PROBLEM DETAILS
Reproduce the lines of the material exactly, excluding every image.
-- start of DATA BLOCK --
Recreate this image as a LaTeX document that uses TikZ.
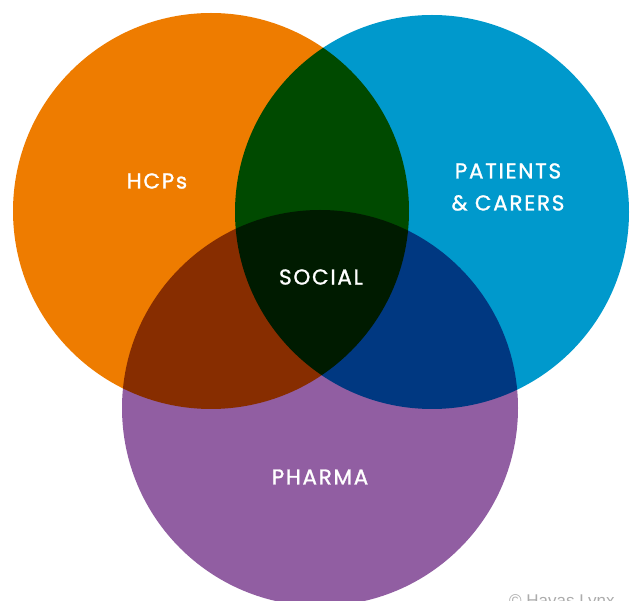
\documentclass[tikz,border=0pt]{standalone}
\usepackage{fontspec}
\setmainfont{Poppins}
\newfontfamily\labelfont{Poppins}[FakeBold=1.2,LetterSpace=8]
\newfontfamily\notefont{Liberation Sans}
\definecolor{hcporange}{RGB}{238,124,0}
\definecolor{patblue}{RGB}{0,153,204}
\definecolor{pharmapurple}{RGB}{145,94,162}
\tikzset{
  setlabel/.style={text=white,font=\labelfont\fontsize{21.5}{32}\selectfont,align=center},
}
\begin{document}
\begin{tikzpicture}[x=1pt,y=-1pt]
  \useasboundingbox (0,0) rectangle (630,601);
  \clip (0,0) rectangle (630,601);
  % the three sets, multiplied where they overlap
  \begin{scope}[blend group=multiply]
    \fill[hcporange] (211,211) circle [radius=198];
    \fill[patblue] (432,212) circle [radius=197];
    \fill[pharmapurple] (320,408) circle [radius=198];
  \end{scope}
  \node[setlabel] (hcps) at (157,181) {HCPs};
  \node[setlabel] (patients) at (508,187) {PATIENTS\\\& CARERS};
  \node[setlabel] (social) at (321,277) {SOCIAL};
  \node[setlabel] (pharma) at (320,477) {PHARMA};
  \node[anchor=base west,inner sep=0pt,text=gray!65,font=\notefont\fontsize{17}{20}\selectfont]
    (credit) at (509,607) {\textcopyright{} Havas Lynx};
\end{tikzpicture}
\end{document}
-- end of DATA BLOCK --
EXERCISE OUTPUT
Recreate this image as a LaTeX document that uses TikZ.
\documentclass[tikz,border=0pt]{standalone}
\usepackage{fontspec}
\setmainfont{Poppins}
\newfontfamily\labelfont{Poppins}[FakeBold=1.2,LetterSpace=8]
\newfontfamily\notefont{Liberation Sans}
\definecolor{hcporange}{RGB}{238,124,0}
\definecolor{patblue}{RGB}{0,153,204}
\definecolor{pharmapurple}{RGB}{145,94,162}
\tikzset{
  setlabel/.style={text=white,font=\labelfont\fontsize{21.5}{32}\selectfont,align=center},
}
\begin{document}
\begin{tikzpicture}[x=1pt,y=-1pt]
  \useasboundingbox (0,0) rectangle (630,601);
  \clip (0,0) rectangle (630,601);
  % the three sets, multiplied where they overlap
  \begin{scope}[blend group=multiply]
    \fill[hcporange] (211,211) circle [radius=198];
    \fill[patblue] (432,212) circle [radius=197];
    \fill[pharmapurple] (320,408) circle [radius=198];
  \end{scope}
  \node[setlabel] (hcps) at (157,181) {HCPs};
  \node[setlabel] (patients) at (508,187) {PATIENTS\\\& CARERS};
  \node[setlabel] (social) at (321,277) {SOCIAL};
  \node[setlabel] (pharma) at (320,477) {PHARMA};
  \node[anchor=base west,inner sep=0pt,text=gray!65,font=\notefont\fontsize{17}{20}\selectfont]
    (credit) at (509,607) {\textcopyright{} Havas Lynx};
\end{tikzpicture}
\end{document}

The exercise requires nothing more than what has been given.